Saturday, August 26, 2023

King Lear - Stratford Festival (08/26/2023)

Why does Paul Gross's voice sound like that?

Not much for hard-hitting insight. I am not without my vain fixations, and it's true that in the first half of Kimberley Rampersad's production of King Lear on the Festival Stage at Stratford, I was rather preoccupied with what to me sounded like a vocal affectation: Gross's organ pipe had a bullish, mannered intonation that felt like the noted Canadian TV actor "playing age" (Gross is 64, a few years wide of Lear's textual mark of "four-score and upward"). It never really went away, but I decided to let it alone. I was in the presence of Geoffrey Tennant from Slings & Arrows and getting hung up on the laziest of audience annoyances began to feel stupid.

As a whole, the production is neither travesty nor transcendent. I suspect it'd be a good starter-Lear, which I also remember thinking when I saw Colm Feore in the same role on the same stage in 2014, though that version had a few more stand-out performances. Rampersad's rendition is mostly orthodox in its generally Jacobean setting. She does good work providing some rehabilitation for Goneril (Shannon Taylor) and Regan (Déjah Dixon-Green), who are neither unnatural hags nor somehow deeply misunderstood, but two women caught up in the whirlpool of forces beyond their control. The implication is that when your father divides his kingdom leading to civil war and chaos, one's own moral choices are left to the hands of a power larger than yourself. Goneril didn't poison Regan due to preternatural cruelty: in the fog of war certain terrible choices sometimes seem the only ones available. 

No ensemble member is embarrassing themselves, and a few do shine: David W. Keeley is the best Kent I've ever seen. A tall, grizzled veteran of many campaigns, with a missing right eye to prove his loyalty to the cause of Lear, Keeley effortlessly imbues the role with the rugged, unwashed, and sometimes brutal honesty that you need out of the inveterate truth-teller. Not many actors or theatre-folk in general can believably pass as having military service in their past, but Keeley is just such a bulldog. Gordon Patrick White also does commendable work as Lear's Fool: not a role known for its observable personality, White presents the Fool as a Shamanistic sage, notable for his mystery and possibly divine connections in the psychic realm. Michael Blake admirably takes the bastard Edmund from introverted transplant to feudal warlord, and his final duel with Edgar (Andre Sills), an axe-and-shield versus rapier showdown, is a ton of button-mashing fun.

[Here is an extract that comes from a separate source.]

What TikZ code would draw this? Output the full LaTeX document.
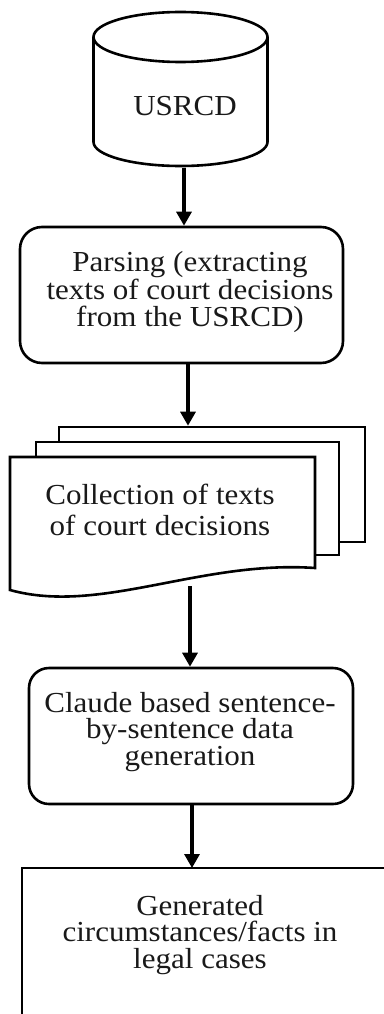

When you have an actor like Paul Gross, who is perhaps better known for playing a great actor on TV than for being one himself, I personally expect a revelation at the end of each verse line, which is perhaps an unfair burden. Though it must be said, the way he points to the far reaches of the Festival Theatre's balcony and implicates the audience in the guilt of "A plague upon you, murderers traitors all" is just such a revelation. Rampersad's insistence on keeping the action light, and surprisingly amusing, especially in the second half, makes the latter portions of the drama sag much less than usual. I mainly wish she had watched the production more from my particular seat on the aisle in the second row, house-right: she would have seen far too many actors staged in a stacked way for far too long, a directorial oversight possibly due to the stage management table being center in rehearsals; such is a temptation to directors newer to the Festival and its unique thrust-stage demands (gotta keep those onstage actors moving). 

Having seen Rampersad's 2019 production of G.B. Shaw's Man and Superman at the Shaw Festival, I was happy to see some operatic staging return in the storm scene, with a memorable image of hail descending on a spotlighted Lear. That section is really the only time Rampersad opens up the play to a larger metatheatrical palette, and you find yourself wishing she'd do so more often, as it results in an inventive button to act one. Hopefully she'll continue to have more chances to make Shakespeare weird on the Festival stage.